La ciudad texana es el centro del progresismo tecnológico (y cultural) en un estado en el que la política republicana es mayoría.
Blanco y perfilado, lo que espera al norte de Congress Avenue, en Austin, es el Capitolio de Texas. Su legado arquitectónico, de corte neorenacentista, se basa en ser uno de los edificios gubernamentales más altos y caros del país.
El posicionamiento del Capitolio también asume cierta grandilocuencia. Como un bloque de mármol viviente que reposa sus hombros preparado para embestir, la figura de su armatoste es visible desde casi cualquier perspectiva de la ciudad.
El boom con el que Austin ha despegado en los últimos años —por algo es la ciudad con mayor crecimiento en Estados Unidos— han escondido al Capitolio entre prismas acristalados y crisálidas de cemento, pero su presencia es todavía evidente en cuanto uno cruza las aceras de las calles que lo cortan perpendicularmente o echa una panorámica desde un décimo piso.
Pero Austin no tiene nada que ver con ese Capitolio de políticas conservadoras y arquitectura mayestática. Todavía menos durante el South by Southwest, el festival que cada mes de marzo ilumina la ciudad con conferencias sobre tecnología, proyecciones de películas indie y conciertos de grupos de música populares entre los que leen la revista Rolling Stone.
Austin es una de esas ciudades estadounidenses de idiosincrasia progre: supermercados ecológicos, food trucks, universitarios en bicicleta y calles de bares con música en vivo y carteles de neón. Es una popularidad equiparable a la que Portland tenía en los noventa y con la que ahora está empezando a contar Denver, en el estado marihuanero de Colorado.
El South by Southwest junta en Austin a los ambiciosos trajeados de Silicon Valley, a los periodistas de portátiles Mac de Nueva York y Los Ángeles, y a los fans sedientos de guitarreo que deambulan con pelos desordenados de colores y camisetas de tallas muy superiores a las de sus perchas.
Como cualquier otra noche de sábado, estos últimos llegan más tarde de lo habitual, pero se debe a que el festival de música empieza cuando los de tecnología y cine ya están tocando a retirada. La intención organizativa es no colapsar la ciudad, aunque poco importa el colapso cuando los precios de Uber se quintuplican por la desmesurada demanda de taxis que hay por las noches. Los conductores, me confirman varios de ellos, prefieren las fiestas de los ingenieros, los hombres de negocios y los cinéfilos al entusiasmo (y las borracheras) de los festivaleros que asisten a los conciertos de botellines de cerveza barata.
Es un público en el que se juntan la crónica periodística; el turisteo de noches intempestivas en barrios repletos de artistas callejeros; las cócteles de networking para acreditados en busca del próximo escalón en sus carreras laborales; y las colas de espectadores sedientos por la próxima película feel-good que aliente sus ganas de tuitear sus americanados despertares emocionales.
Los republicanos refugiados tras las columnas de mármol del Capitolio, y que representan a la Texas más conservadora, poco tienen que ver con el ambiente festivo y despreocupado de Austin.

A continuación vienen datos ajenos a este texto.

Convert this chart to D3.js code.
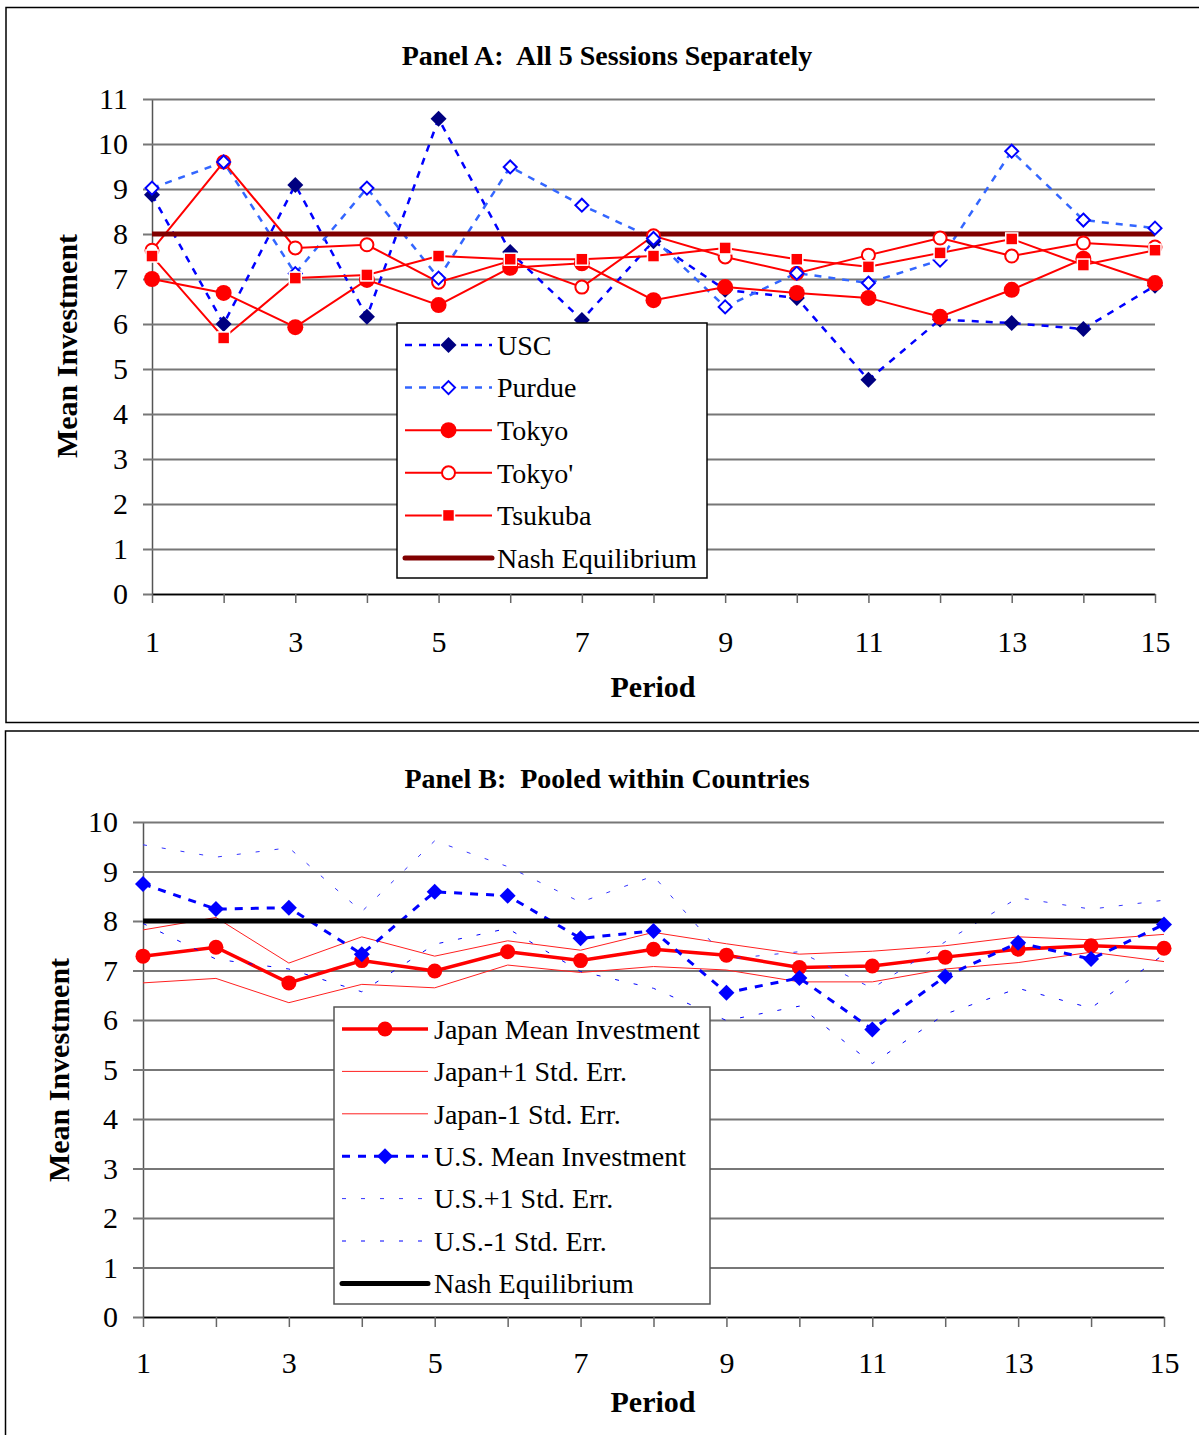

Sobre todo en un momento en el que el movimiento conservador norteamericano está tan a la derecha del espectro político.
En un estado de abrumadora mayoría republicana —98 congresistas enfrentan a 52 demócratas en el Capitolio—, Austin destaca por ser diferente. Y el hecho de que el South by Southwest se celebre en la ciudad cada año corrobora lo diferente que la ciudad es en el contexto texano de las hamburguesas waffle con bacon, sirope y salsa barbacoa aceitosa.
El Capitolio está ahí, expectante, pero nadie le hace demasiado caso durante el South by Southwest. Todo gira en torno al Austin Convention Center, centro ferial en el que por unos días son protagonistas la realidad virtual y el cine de salchichas con las hormonas disparadas; y los escenarios exteriores, en los que la música trata de reivindicar lo feliz que es Austin cuando no piensa en el daño que puede hacerle en noviembre Donald Trump al país.